Your output must be the lines below from the line containing "What Plotly code" to the line containing "font=dict(family=FONT, size=36, color=TXT, weight=900)))", both lines included, reproduced exactly and without pictures.

**Material for this task**:
══════════
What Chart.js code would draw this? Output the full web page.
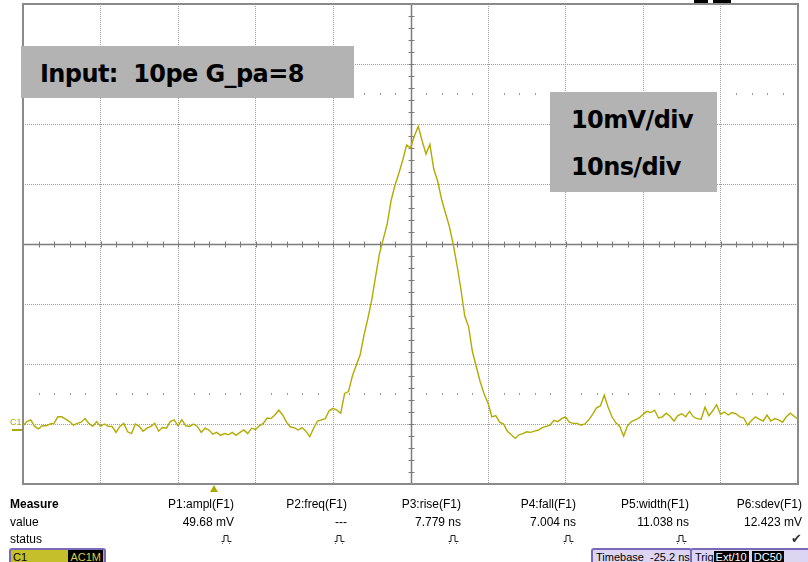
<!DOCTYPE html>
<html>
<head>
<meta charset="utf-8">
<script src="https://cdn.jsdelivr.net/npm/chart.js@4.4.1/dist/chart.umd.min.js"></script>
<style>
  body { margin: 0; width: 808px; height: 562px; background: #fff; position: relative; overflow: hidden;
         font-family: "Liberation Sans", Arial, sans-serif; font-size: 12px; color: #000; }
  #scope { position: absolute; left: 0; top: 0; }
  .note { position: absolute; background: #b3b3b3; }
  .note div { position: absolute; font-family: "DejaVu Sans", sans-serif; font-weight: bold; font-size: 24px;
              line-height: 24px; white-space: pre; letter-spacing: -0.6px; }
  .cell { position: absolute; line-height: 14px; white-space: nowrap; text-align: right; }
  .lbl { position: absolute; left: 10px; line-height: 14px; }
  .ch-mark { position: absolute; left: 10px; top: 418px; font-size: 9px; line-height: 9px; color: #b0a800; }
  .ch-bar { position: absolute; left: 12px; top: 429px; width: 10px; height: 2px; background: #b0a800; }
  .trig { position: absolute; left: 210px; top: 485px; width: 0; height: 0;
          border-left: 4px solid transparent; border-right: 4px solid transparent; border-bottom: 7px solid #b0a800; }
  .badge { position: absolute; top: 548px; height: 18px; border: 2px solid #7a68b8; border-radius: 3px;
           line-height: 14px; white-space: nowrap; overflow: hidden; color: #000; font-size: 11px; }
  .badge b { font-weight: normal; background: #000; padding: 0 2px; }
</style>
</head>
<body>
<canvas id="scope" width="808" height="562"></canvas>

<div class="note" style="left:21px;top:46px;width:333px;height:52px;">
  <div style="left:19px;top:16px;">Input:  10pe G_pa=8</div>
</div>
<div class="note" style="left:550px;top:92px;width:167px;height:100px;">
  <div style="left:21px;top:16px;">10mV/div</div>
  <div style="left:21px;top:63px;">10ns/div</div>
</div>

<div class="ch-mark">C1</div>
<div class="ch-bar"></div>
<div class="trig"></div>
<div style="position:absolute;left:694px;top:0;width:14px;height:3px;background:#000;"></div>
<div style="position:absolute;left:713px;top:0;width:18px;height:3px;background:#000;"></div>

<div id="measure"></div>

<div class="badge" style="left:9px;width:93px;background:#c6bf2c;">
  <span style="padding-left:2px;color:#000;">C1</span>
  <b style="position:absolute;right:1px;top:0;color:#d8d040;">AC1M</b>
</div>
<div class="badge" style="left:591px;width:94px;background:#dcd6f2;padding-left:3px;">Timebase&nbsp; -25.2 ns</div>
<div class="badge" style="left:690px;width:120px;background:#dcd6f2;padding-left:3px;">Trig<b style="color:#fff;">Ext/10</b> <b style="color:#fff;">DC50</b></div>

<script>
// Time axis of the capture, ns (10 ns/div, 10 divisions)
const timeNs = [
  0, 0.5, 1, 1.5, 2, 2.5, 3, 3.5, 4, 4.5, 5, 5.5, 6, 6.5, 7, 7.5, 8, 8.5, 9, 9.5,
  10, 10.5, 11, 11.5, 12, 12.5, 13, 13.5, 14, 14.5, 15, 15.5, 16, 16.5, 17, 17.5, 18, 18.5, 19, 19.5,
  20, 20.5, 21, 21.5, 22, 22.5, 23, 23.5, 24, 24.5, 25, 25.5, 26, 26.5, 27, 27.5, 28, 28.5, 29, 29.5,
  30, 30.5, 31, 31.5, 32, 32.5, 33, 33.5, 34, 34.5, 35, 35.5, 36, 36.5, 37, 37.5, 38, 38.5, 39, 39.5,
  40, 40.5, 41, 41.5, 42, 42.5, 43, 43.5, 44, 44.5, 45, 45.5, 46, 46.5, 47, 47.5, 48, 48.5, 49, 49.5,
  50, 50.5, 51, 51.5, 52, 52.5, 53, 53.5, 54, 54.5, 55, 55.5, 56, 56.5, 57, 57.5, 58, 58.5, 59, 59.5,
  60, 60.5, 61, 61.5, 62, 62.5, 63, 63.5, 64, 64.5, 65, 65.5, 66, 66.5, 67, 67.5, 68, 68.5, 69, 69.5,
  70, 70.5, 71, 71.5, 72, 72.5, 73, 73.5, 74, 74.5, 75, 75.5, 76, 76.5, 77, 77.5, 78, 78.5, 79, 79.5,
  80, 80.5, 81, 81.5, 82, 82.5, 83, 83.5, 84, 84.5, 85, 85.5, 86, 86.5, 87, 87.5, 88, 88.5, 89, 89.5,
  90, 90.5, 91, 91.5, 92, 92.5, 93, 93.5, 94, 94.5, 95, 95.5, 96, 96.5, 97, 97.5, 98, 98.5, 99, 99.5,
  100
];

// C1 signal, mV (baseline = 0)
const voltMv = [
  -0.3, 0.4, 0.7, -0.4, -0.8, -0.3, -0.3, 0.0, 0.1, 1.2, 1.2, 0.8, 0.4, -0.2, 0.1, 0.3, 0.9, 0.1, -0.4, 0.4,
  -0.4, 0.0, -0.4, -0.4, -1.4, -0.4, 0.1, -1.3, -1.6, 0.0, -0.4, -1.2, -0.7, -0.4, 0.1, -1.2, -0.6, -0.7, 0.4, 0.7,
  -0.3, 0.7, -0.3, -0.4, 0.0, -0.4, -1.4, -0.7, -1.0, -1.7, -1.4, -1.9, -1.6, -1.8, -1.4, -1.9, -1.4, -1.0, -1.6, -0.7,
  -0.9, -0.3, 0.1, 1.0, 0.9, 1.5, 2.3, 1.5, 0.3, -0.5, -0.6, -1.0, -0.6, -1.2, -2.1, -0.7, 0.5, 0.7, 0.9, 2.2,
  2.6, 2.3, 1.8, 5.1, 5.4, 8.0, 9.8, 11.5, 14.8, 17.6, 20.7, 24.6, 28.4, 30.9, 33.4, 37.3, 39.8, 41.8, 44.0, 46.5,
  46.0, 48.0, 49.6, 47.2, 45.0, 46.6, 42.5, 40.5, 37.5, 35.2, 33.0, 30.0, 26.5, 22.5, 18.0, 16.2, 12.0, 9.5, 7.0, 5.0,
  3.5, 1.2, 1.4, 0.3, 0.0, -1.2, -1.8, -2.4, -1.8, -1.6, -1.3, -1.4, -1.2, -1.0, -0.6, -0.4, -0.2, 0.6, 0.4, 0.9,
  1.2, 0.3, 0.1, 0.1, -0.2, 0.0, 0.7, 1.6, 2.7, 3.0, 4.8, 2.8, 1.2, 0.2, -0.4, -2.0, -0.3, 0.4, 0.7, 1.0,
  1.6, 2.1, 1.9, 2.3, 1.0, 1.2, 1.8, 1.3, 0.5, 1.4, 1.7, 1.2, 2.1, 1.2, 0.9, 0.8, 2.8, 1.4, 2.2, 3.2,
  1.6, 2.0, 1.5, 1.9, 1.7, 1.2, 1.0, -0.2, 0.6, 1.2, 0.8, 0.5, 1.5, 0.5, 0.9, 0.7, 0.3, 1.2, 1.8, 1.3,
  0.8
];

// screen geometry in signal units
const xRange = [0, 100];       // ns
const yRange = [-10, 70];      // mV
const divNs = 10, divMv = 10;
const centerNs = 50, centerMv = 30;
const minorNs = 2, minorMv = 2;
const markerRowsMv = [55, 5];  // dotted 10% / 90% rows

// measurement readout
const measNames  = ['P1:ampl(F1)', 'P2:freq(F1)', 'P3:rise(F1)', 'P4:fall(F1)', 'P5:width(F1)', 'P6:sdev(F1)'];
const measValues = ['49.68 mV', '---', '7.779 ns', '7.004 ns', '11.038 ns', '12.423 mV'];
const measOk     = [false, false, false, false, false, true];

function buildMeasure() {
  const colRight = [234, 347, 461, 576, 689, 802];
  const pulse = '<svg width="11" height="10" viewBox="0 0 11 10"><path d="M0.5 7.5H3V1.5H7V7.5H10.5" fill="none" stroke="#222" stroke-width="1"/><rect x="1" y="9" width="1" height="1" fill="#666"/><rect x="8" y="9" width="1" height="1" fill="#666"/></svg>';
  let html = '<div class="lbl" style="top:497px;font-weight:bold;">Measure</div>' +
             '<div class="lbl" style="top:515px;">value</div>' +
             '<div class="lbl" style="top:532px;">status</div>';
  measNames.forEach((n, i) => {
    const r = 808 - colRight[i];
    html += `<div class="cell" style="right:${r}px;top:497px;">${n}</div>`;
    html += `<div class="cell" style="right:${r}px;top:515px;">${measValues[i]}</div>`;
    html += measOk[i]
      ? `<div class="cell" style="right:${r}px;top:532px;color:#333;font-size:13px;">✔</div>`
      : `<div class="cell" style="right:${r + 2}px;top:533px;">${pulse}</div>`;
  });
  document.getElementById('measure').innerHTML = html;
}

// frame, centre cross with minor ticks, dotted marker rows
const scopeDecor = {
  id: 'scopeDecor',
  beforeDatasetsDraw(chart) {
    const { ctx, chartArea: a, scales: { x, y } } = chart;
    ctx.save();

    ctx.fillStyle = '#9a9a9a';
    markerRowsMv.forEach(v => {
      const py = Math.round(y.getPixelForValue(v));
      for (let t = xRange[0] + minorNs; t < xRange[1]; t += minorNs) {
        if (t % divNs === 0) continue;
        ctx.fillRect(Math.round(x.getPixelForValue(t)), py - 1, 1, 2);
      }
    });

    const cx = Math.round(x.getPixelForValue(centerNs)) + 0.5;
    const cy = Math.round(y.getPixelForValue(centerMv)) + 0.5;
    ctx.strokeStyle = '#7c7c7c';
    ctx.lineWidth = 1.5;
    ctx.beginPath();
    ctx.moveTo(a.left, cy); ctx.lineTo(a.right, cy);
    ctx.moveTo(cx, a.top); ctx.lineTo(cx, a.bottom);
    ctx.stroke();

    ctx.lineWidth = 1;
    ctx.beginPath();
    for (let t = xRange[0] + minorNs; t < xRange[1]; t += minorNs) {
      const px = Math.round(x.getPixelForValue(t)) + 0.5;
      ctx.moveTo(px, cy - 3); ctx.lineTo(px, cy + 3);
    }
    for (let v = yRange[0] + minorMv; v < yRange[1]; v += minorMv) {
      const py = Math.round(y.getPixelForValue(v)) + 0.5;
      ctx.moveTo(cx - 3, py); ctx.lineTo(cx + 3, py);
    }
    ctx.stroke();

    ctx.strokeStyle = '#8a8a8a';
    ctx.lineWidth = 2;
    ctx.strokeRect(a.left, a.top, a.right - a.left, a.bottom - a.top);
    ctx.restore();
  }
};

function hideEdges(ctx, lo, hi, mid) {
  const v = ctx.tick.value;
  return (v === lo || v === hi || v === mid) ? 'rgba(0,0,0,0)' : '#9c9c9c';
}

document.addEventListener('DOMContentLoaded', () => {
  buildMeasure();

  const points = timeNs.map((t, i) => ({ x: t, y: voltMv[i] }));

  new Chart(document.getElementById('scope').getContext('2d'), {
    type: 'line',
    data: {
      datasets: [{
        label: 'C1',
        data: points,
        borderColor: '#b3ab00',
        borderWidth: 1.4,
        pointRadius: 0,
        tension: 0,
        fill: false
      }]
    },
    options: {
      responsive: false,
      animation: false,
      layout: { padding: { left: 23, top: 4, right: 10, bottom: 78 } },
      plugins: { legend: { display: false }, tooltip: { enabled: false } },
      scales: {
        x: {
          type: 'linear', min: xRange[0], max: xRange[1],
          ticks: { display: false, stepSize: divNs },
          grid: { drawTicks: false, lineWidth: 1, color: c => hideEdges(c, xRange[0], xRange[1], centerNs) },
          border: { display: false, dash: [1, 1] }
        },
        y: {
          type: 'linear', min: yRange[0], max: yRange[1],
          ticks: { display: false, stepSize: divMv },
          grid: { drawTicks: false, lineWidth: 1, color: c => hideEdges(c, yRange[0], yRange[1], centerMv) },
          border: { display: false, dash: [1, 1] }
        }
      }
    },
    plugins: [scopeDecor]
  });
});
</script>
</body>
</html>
══════════
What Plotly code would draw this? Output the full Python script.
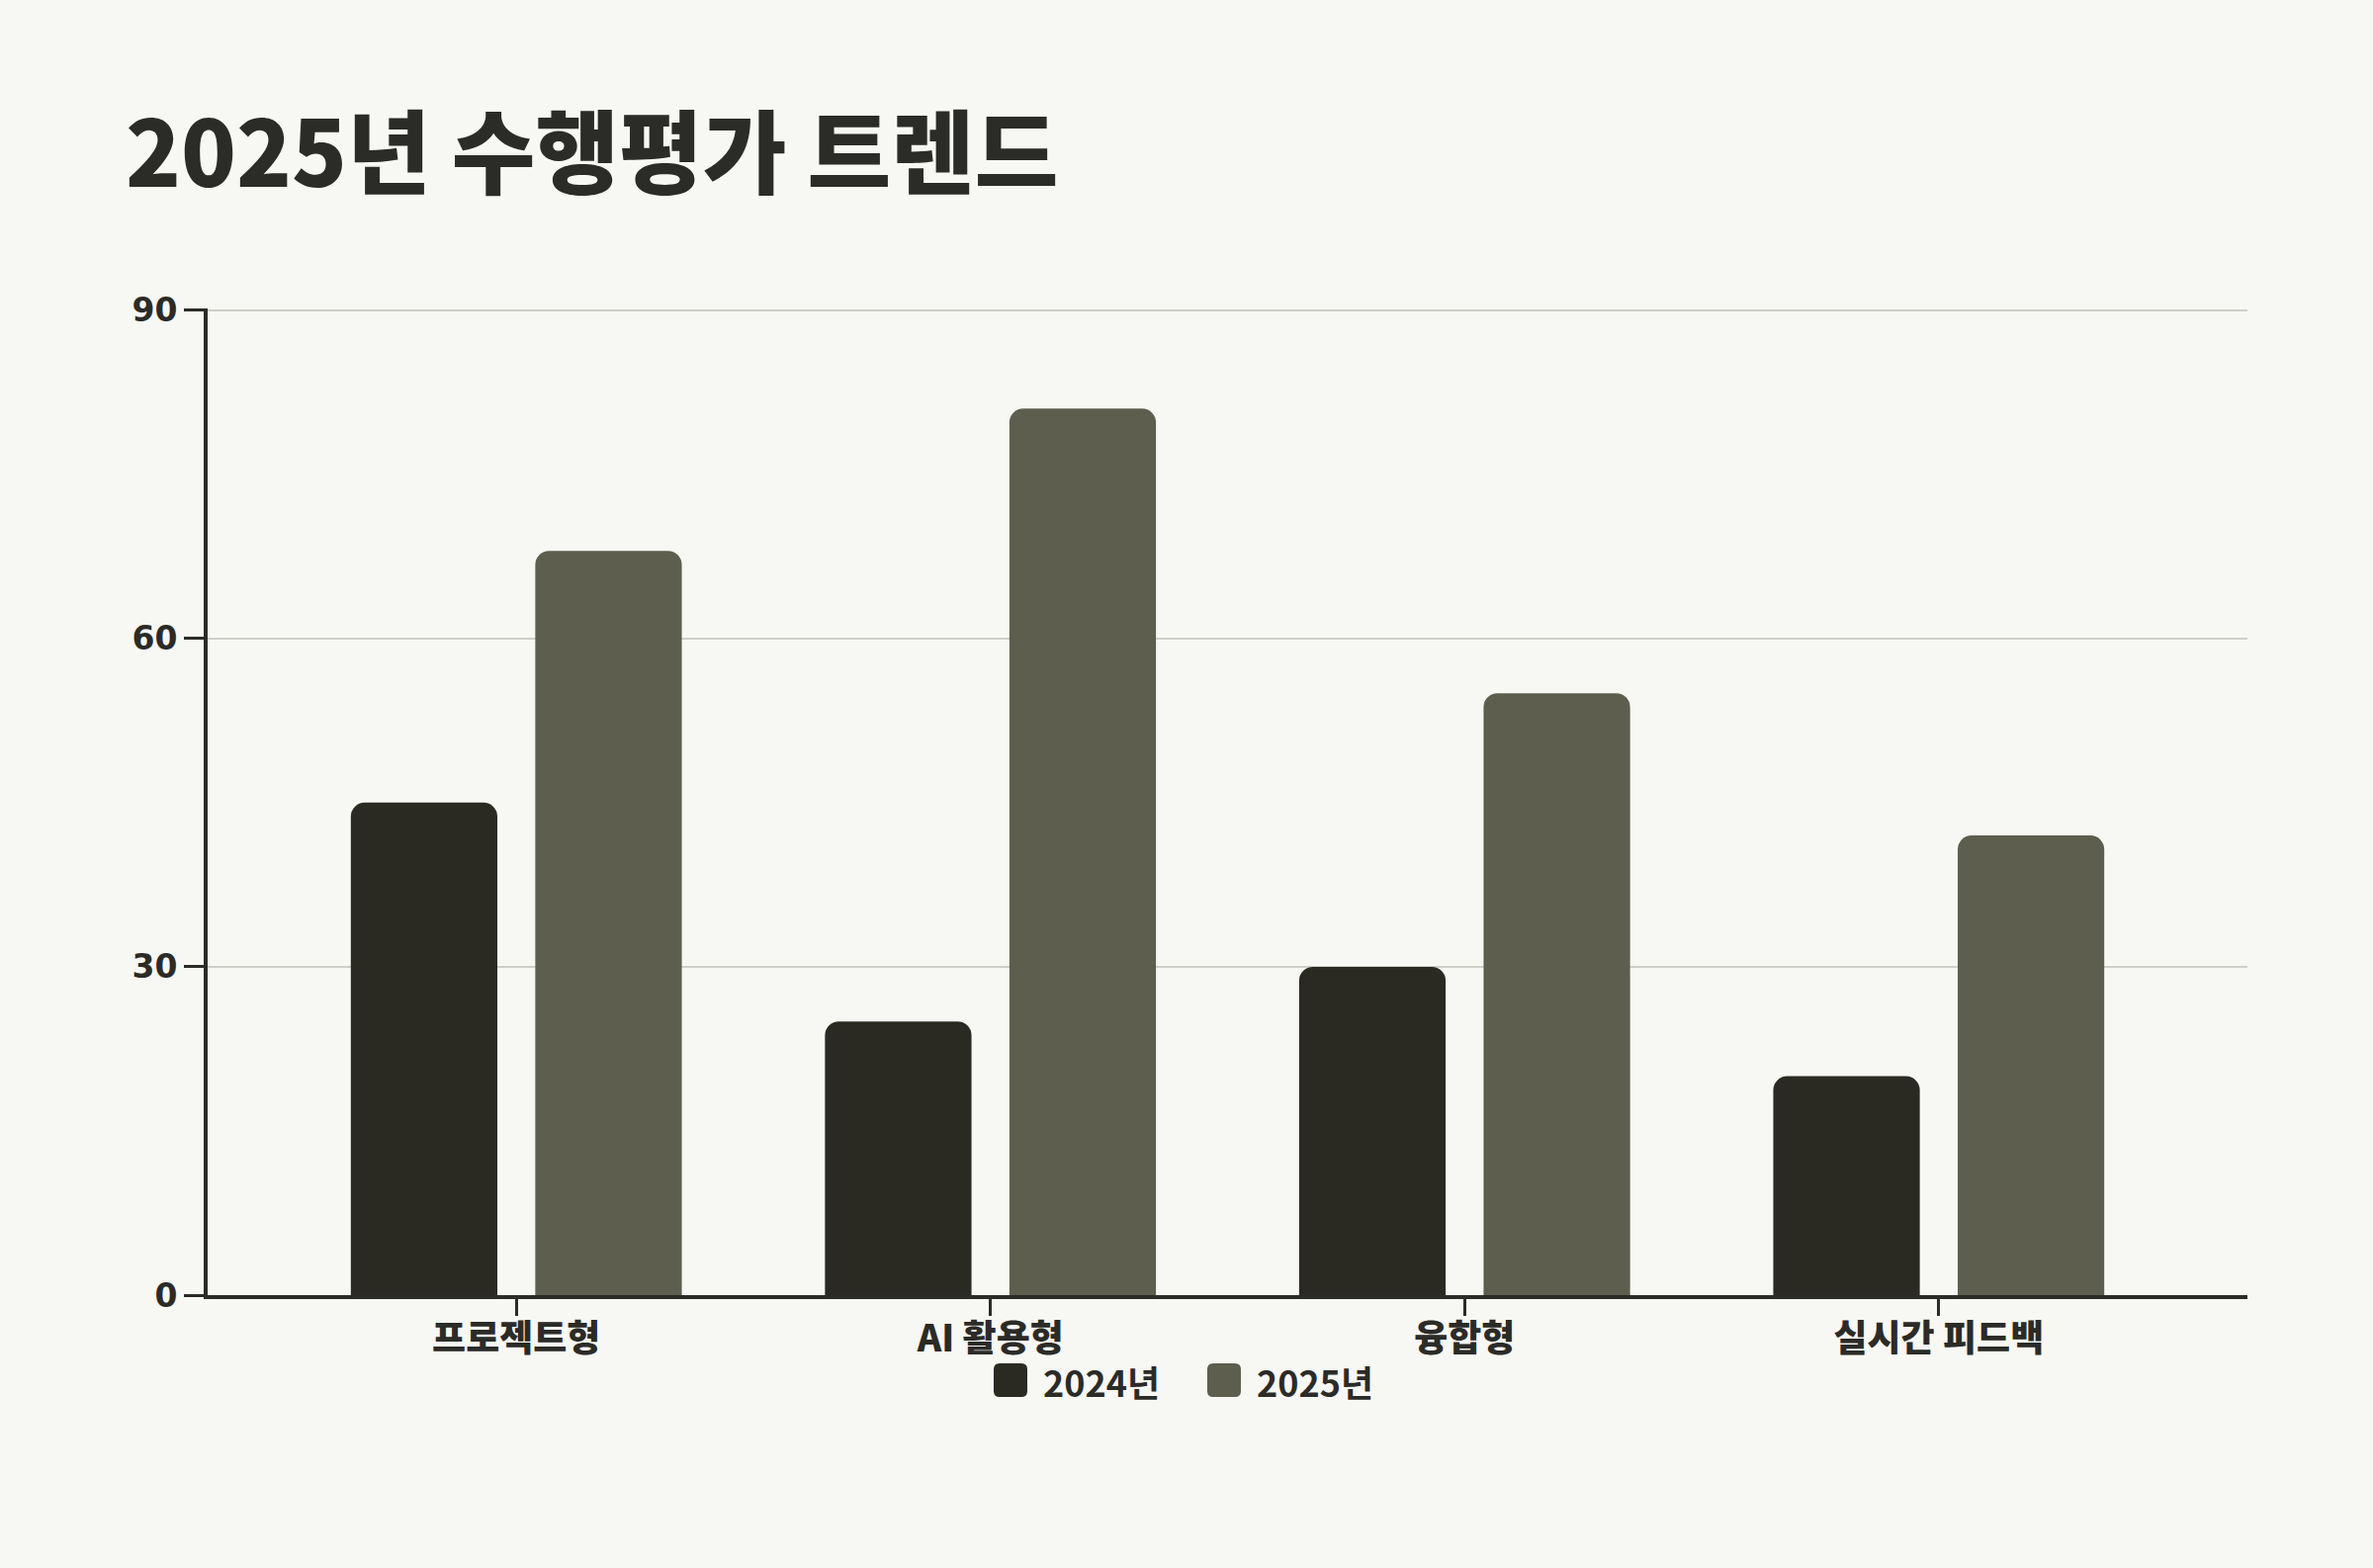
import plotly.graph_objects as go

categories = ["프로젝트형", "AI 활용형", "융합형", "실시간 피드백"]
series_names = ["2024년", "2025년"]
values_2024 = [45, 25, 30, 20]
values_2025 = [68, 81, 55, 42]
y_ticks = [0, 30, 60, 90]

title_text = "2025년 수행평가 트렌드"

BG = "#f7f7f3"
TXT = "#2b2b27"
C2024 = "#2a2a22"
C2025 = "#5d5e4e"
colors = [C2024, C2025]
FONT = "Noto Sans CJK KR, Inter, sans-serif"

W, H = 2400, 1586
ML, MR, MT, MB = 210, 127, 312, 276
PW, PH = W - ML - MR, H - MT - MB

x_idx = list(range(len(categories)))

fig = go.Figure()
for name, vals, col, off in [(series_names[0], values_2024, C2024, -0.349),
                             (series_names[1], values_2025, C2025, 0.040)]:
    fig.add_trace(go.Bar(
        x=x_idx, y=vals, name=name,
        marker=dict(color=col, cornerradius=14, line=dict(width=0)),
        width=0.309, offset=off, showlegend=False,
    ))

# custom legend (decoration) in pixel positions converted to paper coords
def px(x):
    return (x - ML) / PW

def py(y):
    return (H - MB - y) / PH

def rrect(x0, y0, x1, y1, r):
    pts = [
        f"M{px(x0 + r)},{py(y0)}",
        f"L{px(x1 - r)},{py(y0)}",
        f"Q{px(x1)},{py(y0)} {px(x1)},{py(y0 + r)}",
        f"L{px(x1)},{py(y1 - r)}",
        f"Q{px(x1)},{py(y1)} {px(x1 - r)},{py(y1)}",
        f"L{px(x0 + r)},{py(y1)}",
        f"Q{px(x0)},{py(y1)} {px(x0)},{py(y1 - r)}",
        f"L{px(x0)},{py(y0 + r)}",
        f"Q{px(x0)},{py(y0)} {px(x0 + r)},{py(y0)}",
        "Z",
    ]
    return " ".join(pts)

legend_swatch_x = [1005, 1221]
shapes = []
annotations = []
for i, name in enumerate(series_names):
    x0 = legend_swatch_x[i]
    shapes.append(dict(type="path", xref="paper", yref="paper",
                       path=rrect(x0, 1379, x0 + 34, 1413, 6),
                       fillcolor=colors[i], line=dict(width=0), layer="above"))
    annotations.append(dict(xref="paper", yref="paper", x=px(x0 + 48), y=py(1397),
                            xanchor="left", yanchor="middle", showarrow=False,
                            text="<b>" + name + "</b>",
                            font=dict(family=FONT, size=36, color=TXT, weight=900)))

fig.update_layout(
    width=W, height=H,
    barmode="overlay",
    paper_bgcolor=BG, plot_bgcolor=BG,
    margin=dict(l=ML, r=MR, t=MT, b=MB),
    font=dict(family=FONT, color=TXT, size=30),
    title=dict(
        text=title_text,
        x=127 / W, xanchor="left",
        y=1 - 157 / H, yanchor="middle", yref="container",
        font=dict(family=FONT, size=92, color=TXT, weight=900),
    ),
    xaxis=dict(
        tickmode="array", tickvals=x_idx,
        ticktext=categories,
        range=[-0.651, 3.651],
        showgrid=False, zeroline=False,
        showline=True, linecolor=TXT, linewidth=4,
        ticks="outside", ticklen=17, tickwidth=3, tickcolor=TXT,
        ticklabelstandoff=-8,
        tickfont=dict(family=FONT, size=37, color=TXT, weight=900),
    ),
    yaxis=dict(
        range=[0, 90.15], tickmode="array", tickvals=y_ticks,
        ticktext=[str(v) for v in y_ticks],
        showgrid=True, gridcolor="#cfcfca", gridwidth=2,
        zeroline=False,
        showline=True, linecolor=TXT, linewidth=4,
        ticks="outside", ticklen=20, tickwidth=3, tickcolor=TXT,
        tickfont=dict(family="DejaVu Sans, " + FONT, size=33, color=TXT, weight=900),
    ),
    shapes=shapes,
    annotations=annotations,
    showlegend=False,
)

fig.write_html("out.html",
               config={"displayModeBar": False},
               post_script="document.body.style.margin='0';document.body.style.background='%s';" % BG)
══════════
**Result of the exercise**:
What Plotly code would draw this? Output the full Python script.
import plotly.graph_objects as go

categories = ["프로젝트형", "AI 활용형", "융합형", "실시간 피드백"]
series_names = ["2024년", "2025년"]
values_2024 = [45, 25, 30, 20]
values_2025 = [68, 81, 55, 42]
y_ticks = [0, 30, 60, 90]

title_text = "2025년 수행평가 트렌드"

BG = "#f7f7f3"
TXT = "#2b2b27"
C2024 = "#2a2a22"
C2025 = "#5d5e4e"
colors = [C2024, C2025]
FONT = "Noto Sans CJK KR, Inter, sans-serif"

W, H = 2400, 1586
ML, MR, MT, MB = 210, 127, 312, 276
PW, PH = W - ML - MR, H - MT - MB

x_idx = list(range(len(categories)))

fig = go.Figure()
for name, vals, col, off in [(series_names[0], values_2024, C2024, -0.349),
                             (series_names[1], values_2025, C2025, 0.040)]:
    fig.add_trace(go.Bar(
        x=x_idx, y=vals, name=name,
        marker=dict(color=col, cornerradius=14, line=dict(width=0)),
        width=0.309, offset=off, showlegend=False,
    ))

# custom legend (decoration) in pixel positions converted to paper coords
def px(x):
    return (x - ML) / PW

def py(y):
    return (H - MB - y) / PH

def rrect(x0, y0, x1, y1, r):
    pts = [
        f"M{px(x0 + r)},{py(y0)}",
        f"L{px(x1 - r)},{py(y0)}",
        f"Q{px(x1)},{py(y0)} {px(x1)},{py(y0 + r)}",
        f"L{px(x1)},{py(y1 - r)}",
        f"Q{px(x1)},{py(y1)} {px(x1 - r)},{py(y1)}",
        f"L{px(x0 + r)},{py(y1)}",
        f"Q{px(x0)},{py(y1)} {px(x0)},{py(y1 - r)}",
        f"L{px(x0)},{py(y0 + r)}",
        f"Q{px(x0)},{py(y0)} {px(x0 + r)},{py(y0)}",
        "Z",
    ]
    return " ".join(pts)

legend_swatch_x = [1005, 1221]
shapes = []
annotations = []
for i, name in enumerate(series_names):
    x0 = legend_swatch_x[i]
    shapes.append(dict(type="path", xref="paper", yref="paper",
                       path=rrect(x0, 1379, x0 + 34, 1413, 6),
                       fillcolor=colors[i], line=dict(width=0), layer="above"))
    annotations.append(dict(xref="paper", yref="paper", x=px(x0 + 48), y=py(1397),
                            xanchor="left", yanchor="middle", showarrow=False,
                            text="<b>" + name + "</b>",
                            font=dict(family=FONT, size=36, color=TXT, weight=900)))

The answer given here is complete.